Nei Paesi celtici del nord Europa tanti anni fa si usava far rotolare le uova dalla cima di una collina per la festa di Beltane, a imitazione del movimento del sole nel cielo. La Chiesa cattolica rimodellò il rituale per simboleggiare la pietra che rotola via dalla tomba di Cristo risorto e in molte tradizioni contadine, dalla Scozia all’Italia, per Pasqua i bambini usavano fare la “questua delle uova”, i soldi raccolti venivano dati in parrocchia o per opere benefiche (in Friuli, e forse in qualche altra regione delle nostre, nei piccoli paesini la tradizione continua ancora). Accenni e allusioni degli scrittori classici e dell’iconografia celtica suggeriscono che i druidi potrebbero aver avuto una tradizione collegata all’Uovo Cosmico, forse assimilata dai loro contatti con l’orfismo del mondo mediterraneo (i Misteri Orfici presero origine dal mito di Orfeo, poeta e sublime bardo della Tracia).
Il coniglietto pasquale, molto diffuso nei Paesi anglo-americani, rimanda alla mitologia germanica: è la “Österhase” o “lepre pasquale”, l’animale della fertilità che accompagna le divinità della primavera e dell’amore, ed Eostre (l’antico nome inglese di questa divinità, una variante di Öistre) è rimasto come nome della festa anche nella sua forma cristiana: in inglese Pasqua si dice Easter.

La Festa degli Alberi
Nel 1951 uscì un francobollo da 10 Lire dedicato a questa festa, istituzionalizzata di recente ma già conosciuta e diffusa da decenni, soprattutto nelle scolaresche. Qualcuno di noi, qui in redazione, ricorda che già negli anni Sessanta a scuola assegnavano un tema e bisognava fare anche un disegno ispirato alla Festa degli Alberi. Quando arrivava “il gran giorno”, era gran festa veramente: per un giorno si stava all’aperto in campagna a “ravanare” nella terra respirando aria buona.
Con Decreto Ministeriale del 4 agosto 2000 il Ministero delle Politiche agricole e Forestali, di concerto con il Ministero della Pubblica Istruzione, ha istituito la celebrazione della “Festa degli Alberi”, che si festeggia il 21 marzo.

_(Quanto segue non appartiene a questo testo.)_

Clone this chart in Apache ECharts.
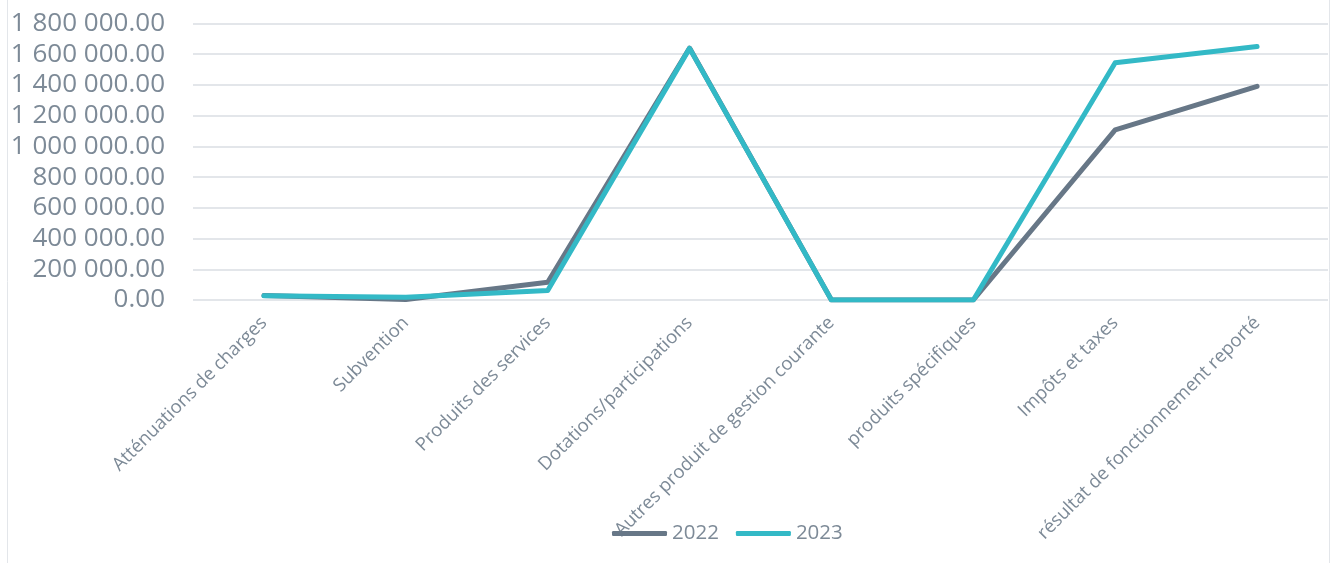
<!DOCTYPE html>
<html><head><meta charset="utf-8">
<script src="https://cdn.jsdelivr.net/npm/echarts@6/dist/echarts.min.js"></script>
<style>html,body{margin:0;padding:0;background:#fff}#c{width:1332px;height:563px}</style>
</head><body><div id="c"></div>
<script>
const categories = ["Atténuations de charges","Subvention","Produits des services","Dotations/participations","Autres produit de gestion courante","produits spécifiques","Impôts et taxes","résultat de fonctionnement reporté"];
const seriesNames = ["2022","2023"];
const values2022 = [30000, 3000, 115000, 1640000, 0, 0, 1107000, 1391000];
const values2023 = [27000, 18000, 62000, 1638000, 0, 0, 1545000, 1650000];
const yTicks = [0, 200000, 400000, 600000, 800000, 1000000, 1200000, 1400000, 1600000, 1800000];

function fmt(v){
  const s = Math.round(v).toString().replace(/\B(?=(\d{3})+(?!\d))/g, ' ');
  return s + '.00';
}
const chart = echarts.init(document.getElementById('c'));
const txt = '#7d8a97';
chart.setOption({
  animation:false,
  textStyle:{fontFamily:'Open Sans'},
  grid:{left:193, right:4, top:23.5, bottom:263, containLabel:false},
  graphic:[
    {type:'line', shape:{x1:7.5,y1:0,x2:7.5,y2:563}, style:{stroke:'#e3e6ea',lineWidth:1}},
    {type:'line', shape:{x1:1329.5,y1:0,x2:1329.5,y2:563}, style:{stroke:'#e3e6ea',lineWidth:1}}
  ],
  legend:{
    data:seriesNames.map(n=>({name:n, icon:'roundRect'})), bottom:14, left:607, padding:5, itemWidth:55, itemHeight:5, itemGap:17,
    textStyle:{color:txt, fontSize:20.5, fontFamily:'Open Sans'}
  },
  xAxis:{
    type:'category', data:categories, boundaryGap:true,
    axisLine:{show:false}, axisTick:{show:false},
    axisLabel:{rotate:45, color:txt, fontSize:18.5, margin:20, interval:0, fontFamily:'Open Sans'}
  },
  yAxis:{
    type:'value', min:0, max:1800000, interval:200000,
    axisLine:{show:false}, axisTick:{show:false},
    splitLine:{lineStyle:{color:'#e3e6ea', width:2}},
    axisLabel:{color:txt, fontSize:26, margin:28, formatter:fmt, fontFamily:'Open Sans'}
  },
  series:[
    {name:seriesNames[0], type:'line', data:values2022, symbol:'none', lineStyle:{color:'#677787', width:5, cap:'round', join:'round'}, itemStyle:{color:'#677787'}},
    {name:seriesNames[1], type:'line', data:values2023, symbol:'none', lineStyle:{color:'#33b9c6', width:5, cap:'round', join:'round'}, itemStyle:{color:'#33b9c6'}}
  ]
});
</script></body></html>
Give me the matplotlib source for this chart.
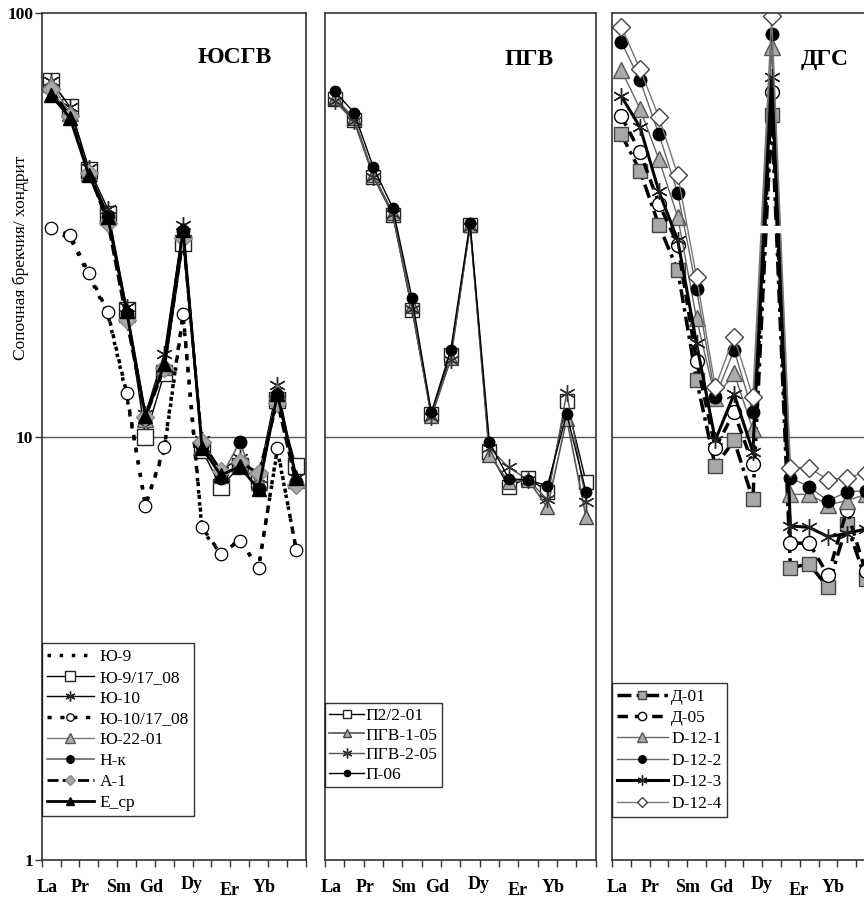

La festa coinvolge sempre e soprattutto i bambini delle scuole elementari (insieme a maestre e maestri) e il culmine della giornata è la cerimonia della piantagione di nuovi alberi, con la collaborazione del Corpo Forestale dello Stato. Ogni bimbo è incoraggiato ad avere cura del “suo” albero per il resto della vita e questo significa anche che trasmetterà il compito ai suoi figli e discendenti. Avere cura di un albero per generazioni è un concetto d’amore per il mondo della natura significativo e profondo, ci piace collegarlo al Nobile Pensiero Celtico.